_Problem to solve_: Repeat each entry word for word. Leave any images out of the copy.

_Excerpt from a dataset_:
#####

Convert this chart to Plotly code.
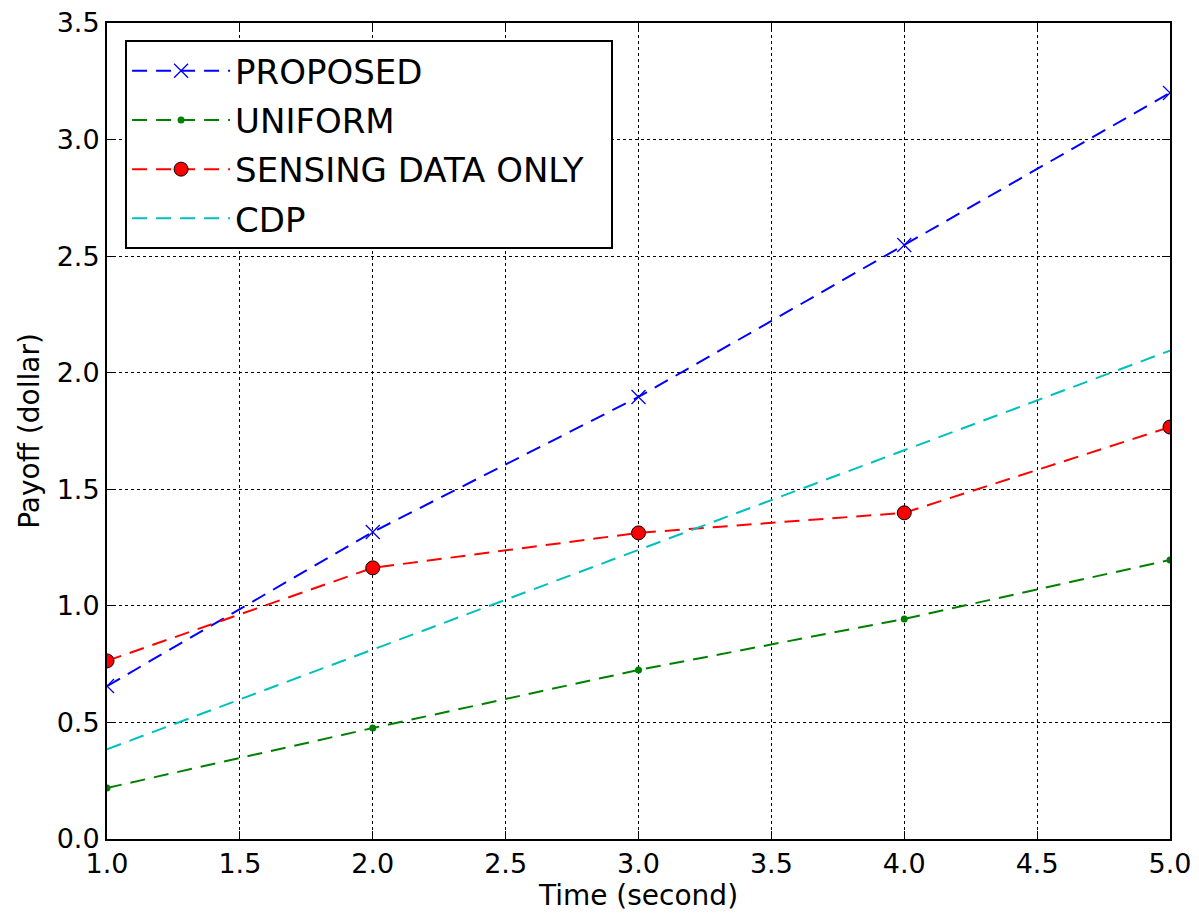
import plotly.graph_objects as go

time = [1, 2, 3, 4, 5]
proposed = [0.656, 1.317, 1.896, 2.548, 3.20]
uniform = [0.219, 0.476, 0.725, 0.944, 1.197]
sensing = [0.764, 1.163, 1.313, 1.399, 1.767]
cdp = [0.385, 0.813, 1.24, 1.67, 2.095]

x_ticks = [1.0, 1.5, 2.0, 2.5, 3.0, 3.5, 4.0, 4.5, 5.0]
y_ticks = [0.0, 0.5, 1.0, 1.5, 2.0, 2.5, 3.0, 3.5]

dash = "15px,9px"
fig = go.Figure()
fig.add_trace(go.Scatter(x=time, y=proposed, name="PROPOSED", mode="lines+markers", legendgroup="a",
                         line=dict(color="#0000ff", width=2, dash=dash),
                         marker=dict(symbol="x-thin", size=14, line=dict(color="#0000ff", width=1.3))))
fig.add_trace(go.Scatter(x=time, y=uniform, name="UNIFORM", mode="lines+markers", legendgroup="b",
                         line=dict(color="#008000", width=2, dash=dash),
                         marker=dict(symbol="circle", size=7, color="#008000")))
fig.add_trace(go.Scatter(x=time, y=sensing, name="SENSING DATA ONLY\u00a0\u00a0", mode="lines+markers", legendgroup="c",
                         line=dict(color="#ff0000", width=2, dash=dash),
                         marker=dict(symbol="circle", size=14, color="#ff0000",
                                     line=dict(color="black", width=1))))
fig.add_trace(go.Scatter(x=time, y=cdp, name="CDP", mode="lines", legendgroup="d",
                         line=dict(color="#00bfbf", width=2, dash=dash)))

axis_common = dict(
    showline=True, linecolor="black", linewidth=2, mirror="ticks",
    ticks="inside", ticklen=8, tickwidth=1, tickcolor="black",
    showgrid=True, gridcolor="black", gridwidth=1, griddash="dot",
    zeroline=False, tickfont=dict(size=27, color="black", family="DejaVu Sans"),
    ticklabeloverflow="allow", automargin=False,
)
fig.update_xaxes(range=[1, 5], tickvals=x_ticks, ticktext=[f"{v:.1f}" for v in x_ticks],
                 title=dict(text="Time (second)", font=dict(size=28, family="DejaVu Sans", color="black"), standoff=4),
                 **axis_common)
fig.update_yaxes(range=[0, 3.5], tickvals=y_ticks, ticktext=[f"{v:.1f}" for v in y_ticks],
                 title=dict(text="Payoff (dollar)", font=dict(size=28, family="DejaVu Sans", color="black"), standoff=9),
                 **axis_common)
fig.update_layout(
    width=1199, height=920,
    paper_bgcolor="white", plot_bgcolor="white",
    margin=dict(l=99, r=37, t=15, b=89),
    font=dict(family="DejaVu Sans", color="black"),
    legend=dict(x=0.017, y=0.979, xanchor="left", yanchor="top",
                bordercolor="black", borderwidth=2, bgcolor="white",
                font=dict(size=34, color="black"), itemwidth=98,
                tracegroupgap=2),
    showlegend=True,
)
fig.write_html("out.html")
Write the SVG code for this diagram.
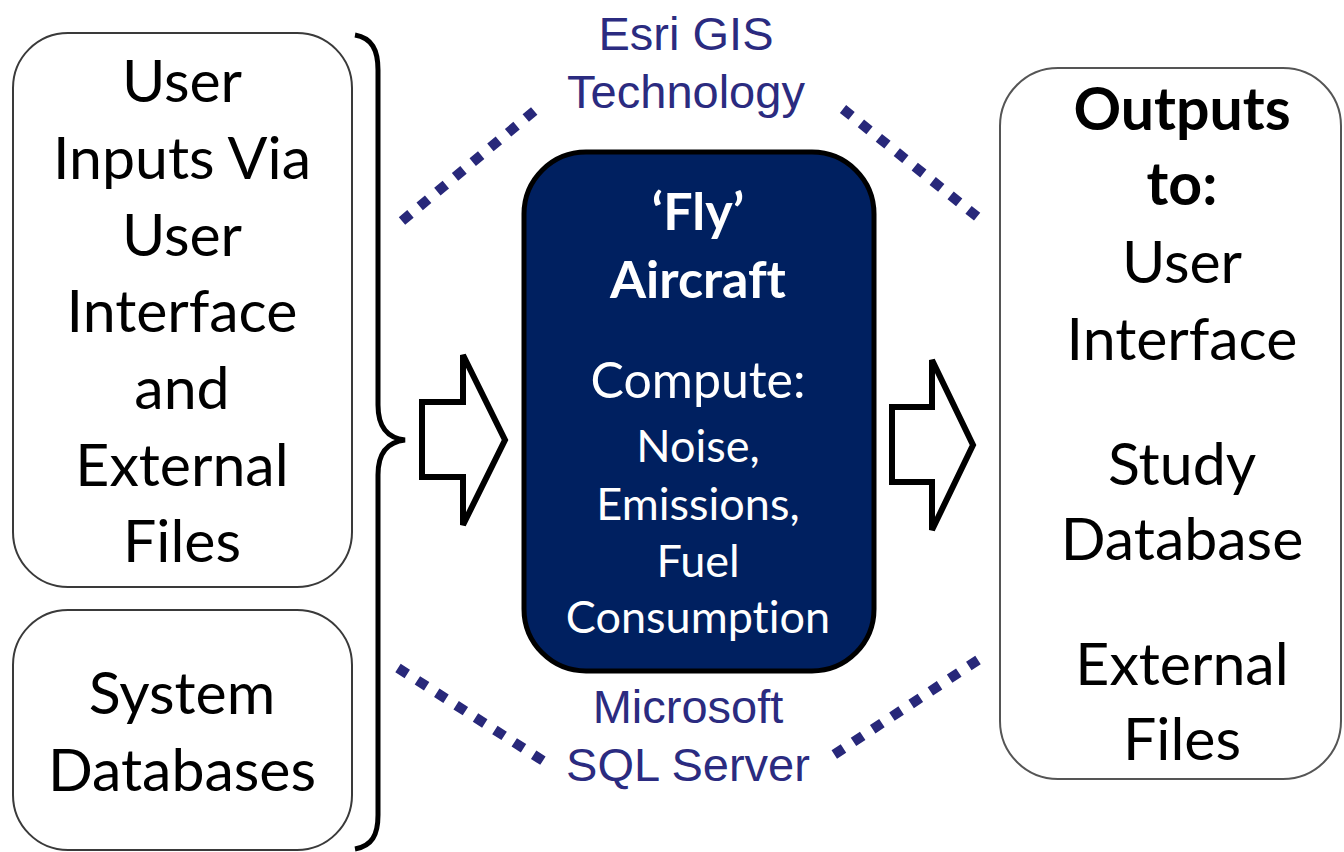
<svg xmlns="http://www.w3.org/2000/svg" width="1344" height="852" viewBox="0 0 1344 852">
<defs>
<style>
.box{fill:#fff;stroke:#3a3a3a;stroke-width:2}
.t{font-family:Lato,"Noto Sans",sans-serif;font-size:59px;fill:#000;text-anchor:middle;font-variant-ligatures:none}
.tb{font-weight:bold}
.w{font-family:Lato,"Noto Sans",sans-serif;fill:#fff;text-anchor:middle;font-variant-ligatures:none}
.b{font-family:"Liberation Sans",Arial,sans-serif;font-size:47px;fill:#2b2b80;text-anchor:middle}
.dot{fill:none;stroke:#28287a;stroke-width:10;stroke-dasharray:11 12}
.arrow{fill:#fff;stroke:#000;stroke-width:6;stroke-linejoin:miter}
</style>
</defs>
<rect width="1344" height="852" fill="#fff"/>
<g id="user-inputs">
<rect class="box" x="13" y="33" width="339" height="554" rx="55"/>
<text class="t" x="182" y="102">User</text>
<text class="t" x="182" y="179">Inputs Via</text>
<text class="t" x="182" y="256">User</text>
<text class="t" x="182" y="332">Interface</text>
<text class="t" x="182" y="409">and</text>
<text class="t" x="182" y="486">External</text>
<text class="t" x="182" y="562">Files</text>
</g>
<g id="system-databases">
<rect class="box" x="13" y="610" width="339" height="240" rx="55"/>
<text class="t" x="182" y="714">System</text>
<text class="t" x="182" y="791">Databases</text>
</g>
<g id="brace">
<path d="M355,35 C372,38 378,50 378,70 L378,405 C378,428 388,438 405,440 C388,442 378,452 378,475 L378,815 C378,835 372,846 355,849" fill="none" stroke="#000" stroke-width="5"/>
</g>
<g id="fly-aircraft">
<rect x="524" y="152" width="350" height="519" rx="62" fill="#002060" stroke="#000" stroke-width="5"/>
<text class="w tb" x="698" y="230" font-size="52">‘Fly’</text>
<text class="w tb" x="698" y="298" font-size="52">Aircraft</text>
<text class="w" x="698" y="398" font-size="50">Compute:</text>
<text class="w" x="698" y="462" font-size="45">Noise,</text>
<text class="w" x="698" y="520" font-size="45">Emissions,</text>
<text class="w" x="698" y="577" font-size="45">Fuel</text>
<text class="w" x="698" y="633" font-size="45">Consumption</text>
</g>
<g id="outputs">
<rect class="box" x="1000" y="68" width="341" height="711" rx="58" style="stroke:#555"/>
<text class="t tb" x="1182" y="130">Outputs</text>
<text class="t tb" x="1182" y="205">to:</text>
<text class="t" x="1182" y="283">User</text>
<text class="t" x="1182" y="360">Interface</text>
<text class="t" x="1182" y="485">Study</text>
<text class="t" x="1182" y="560">Database</text>
<text class="t" x="1182" y="685">External</text>
<text class="t" x="1182" y="760">Files</text>
</g>
<g id="esri-label">
<text class="b" x="686" y="50">Esri GIS</text>
<text class="b" x="686" y="108">Technology</text>
</g>
<g id="sql-label">
<text class="b" x="688" y="723">Microsoft</text>
<text class="b" x="688" y="781">SQL Server</text>
</g>
<g id="connectors">
<path class="arrow" d="M422,402 L463,402 L463,355 L505,440 L463,525 L463,477 L422,477 Z"/>
<path class="arrow" d="M892,407 L932,407 L932,360 L973,445 L932,530 L932,482 L892,482 Z"/>
<path class="dot" d="M402,221 L539,107"/>
<path class="dot" d="M843,109 L980,219"/>
<path class="dot" d="M398,668 L545,762"/>
<path class="dot" d="M978,660 L832,756"/>
</g>
</svg>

#####

_Task output_:
Convert this chart to Plotly code.
import plotly.graph_objects as go

time = [1, 2, 3, 4, 5]
proposed = [0.656, 1.317, 1.896, 2.548, 3.20]
uniform = [0.219, 0.476, 0.725, 0.944, 1.197]
sensing = [0.764, 1.163, 1.313, 1.399, 1.767]
cdp = [0.385, 0.813, 1.24, 1.67, 2.095]

x_ticks = [1.0, 1.5, 2.0, 2.5, 3.0, 3.5, 4.0, 4.5, 5.0]
y_ticks = [0.0, 0.5, 1.0, 1.5, 2.0, 2.5, 3.0, 3.5]

dash = "15px,9px"
fig = go.Figure()
fig.add_trace(go.Scatter(x=time, y=proposed, name="PROPOSED", mode="lines+markers", legendgroup="a",
                         line=dict(color="#0000ff", width=2, dash=dash),
                         marker=dict(symbol="x-thin", size=14, line=dict(color="#0000ff", width=1.3))))
fig.add_trace(go.Scatter(x=time, y=uniform, name="UNIFORM", mode="lines+markers", legendgroup="b",
                         line=dict(color="#008000", width=2, dash=dash),
                         marker=dict(symbol="circle", size=7, color="#008000")))
fig.add_trace(go.Scatter(x=time, y=sensing, name="SENSING DATA ONLY\u00a0\u00a0", mode="lines+markers", legendgroup="c",
                         line=dict(color="#ff0000", width=2, dash=dash),
                         marker=dict(symbol="circle", size=14, color="#ff0000",
                                     line=dict(color="black", width=1))))
fig.add_trace(go.Scatter(x=time, y=cdp, name="CDP", mode="lines", legendgroup="d",
                         line=dict(color="#00bfbf", width=2, dash=dash)))

axis_common = dict(
    showline=True, linecolor="black", linewidth=2, mirror="ticks",
    ticks="inside", ticklen=8, tickwidth=1, tickcolor="black",
    showgrid=True, gridcolor="black", gridwidth=1, griddash="dot",
    zeroline=False, tickfont=dict(size=27, color="black", family="DejaVu Sans"),
    ticklabeloverflow="allow", automargin=False,
)
fig.update_xaxes(range=[1, 5], tickvals=x_ticks, ticktext=[f"{v:.1f}" for v in x_ticks],
                 title=dict(text="Time (second)", font=dict(size=28, family="DejaVu Sans", color="black"), standoff=4),
                 **axis_common)
fig.update_yaxes(range=[0, 3.5], tickvals=y_ticks, ticktext=[f"{v:.1f}" for v in y_ticks],
                 title=dict(text="Payoff (dollar)", font=dict(size=28, family="DejaVu Sans", color="black"), standoff=9),
                 **axis_common)
fig.update_layout(
    width=1199, height=920,
    paper_bgcolor="white", plot_bgcolor="white",
    margin=dict(l=99, r=37, t=15, b=89),
    font=dict(family="DejaVu Sans", color="black"),
    legend=dict(x=0.017, y=0.979, xanchor="left", yanchor="top",
                bordercolor="black", borderwidth=2, bgcolor="white",
                font=dict(size=34, color="black"), itemwidth=98,
                tracegroupgap=2),
    showlegend=True,
)
fig.write_html("out.html")
Write the SVG code for this diagram.
<svg xmlns="http://www.w3.org/2000/svg" width="1344" height="852" viewBox="0 0 1344 852">
<defs>
<style>
.box{fill:#fff;stroke:#3a3a3a;stroke-width:2}
.t{font-family:Lato,"Noto Sans",sans-serif;font-size:59px;fill:#000;text-anchor:middle;font-variant-ligatures:none}
.tb{font-weight:bold}
.w{font-family:Lato,"Noto Sans",sans-serif;fill:#fff;text-anchor:middle;font-variant-ligatures:none}
.b{font-family:"Liberation Sans",Arial,sans-serif;font-size:47px;fill:#2b2b80;text-anchor:middle}
.dot{fill:none;stroke:#28287a;stroke-width:10;stroke-dasharray:11 12}
.arrow{fill:#fff;stroke:#000;stroke-width:6;stroke-linejoin:miter}
</style>
</defs>
<rect width="1344" height="852" fill="#fff"/>
<g id="user-inputs">
<rect class="box" x="13" y="33" width="339" height="554" rx="55"/>
<text class="t" x="182" y="102">User</text>
<text class="t" x="182" y="179">Inputs Via</text>
<text class="t" x="182" y="256">User</text>
<text class="t" x="182" y="332">Interface</text>
<text class="t" x="182" y="409">and</text>
<text class="t" x="182" y="486">External</text>
<text class="t" x="182" y="562">Files</text>
</g>
<g id="system-databases">
<rect class="box" x="13" y="610" width="339" height="240" rx="55"/>
<text class="t" x="182" y="714">System</text>
<text class="t" x="182" y="791">Databases</text>
</g>
<g id="brace">
<path d="M355,35 C372,38 378,50 378,70 L378,405 C378,428 388,438 405,440 C388,442 378,452 378,475 L378,815 C378,835 372,846 355,849" fill="none" stroke="#000" stroke-width="5"/>
</g>
<g id="fly-aircraft">
<rect x="524" y="152" width="350" height="519" rx="62" fill="#002060" stroke="#000" stroke-width="5"/>
<text class="w tb" x="698" y="230" font-size="52">‘Fly’</text>
<text class="w tb" x="698" y="298" font-size="52">Aircraft</text>
<text class="w" x="698" y="398" font-size="50">Compute:</text>
<text class="w" x="698" y="462" font-size="45">Noise,</text>
<text class="w" x="698" y="520" font-size="45">Emissions,</text>
<text class="w" x="698" y="577" font-size="45">Fuel</text>
<text class="w" x="698" y="633" font-size="45">Consumption</text>
</g>
<g id="outputs">
<rect class="box" x="1000" y="68" width="341" height="711" rx="58" style="stroke:#555"/>
<text class="t tb" x="1182" y="130">Outputs</text>
<text class="t tb" x="1182" y="205">to:</text>
<text class="t" x="1182" y="283">User</text>
<text class="t" x="1182" y="360">Interface</text>
<text class="t" x="1182" y="485">Study</text>
<text class="t" x="1182" y="560">Database</text>
<text class="t" x="1182" y="685">External</text>
<text class="t" x="1182" y="760">Files</text>
</g>
<g id="esri-label">
<text class="b" x="686" y="50">Esri GIS</text>
<text class="b" x="686" y="108">Technology</text>
</g>
<g id="sql-label">
<text class="b" x="688" y="723">Microsoft</text>
<text class="b" x="688" y="781">SQL Server</text>
</g>
<g id="connectors">
<path class="arrow" d="M422,402 L463,402 L463,355 L505,440 L463,525 L463,477 L422,477 Z"/>
<path class="arrow" d="M892,407 L932,407 L932,360 L973,445 L932,530 L932,482 L892,482 Z"/>
<path class="dot" d="M402,221 L539,107"/>
<path class="dot" d="M843,109 L980,219"/>
<path class="dot" d="M398,668 L545,762"/>
<path class="dot" d="M978,660 L832,756"/>
</g>
</svg>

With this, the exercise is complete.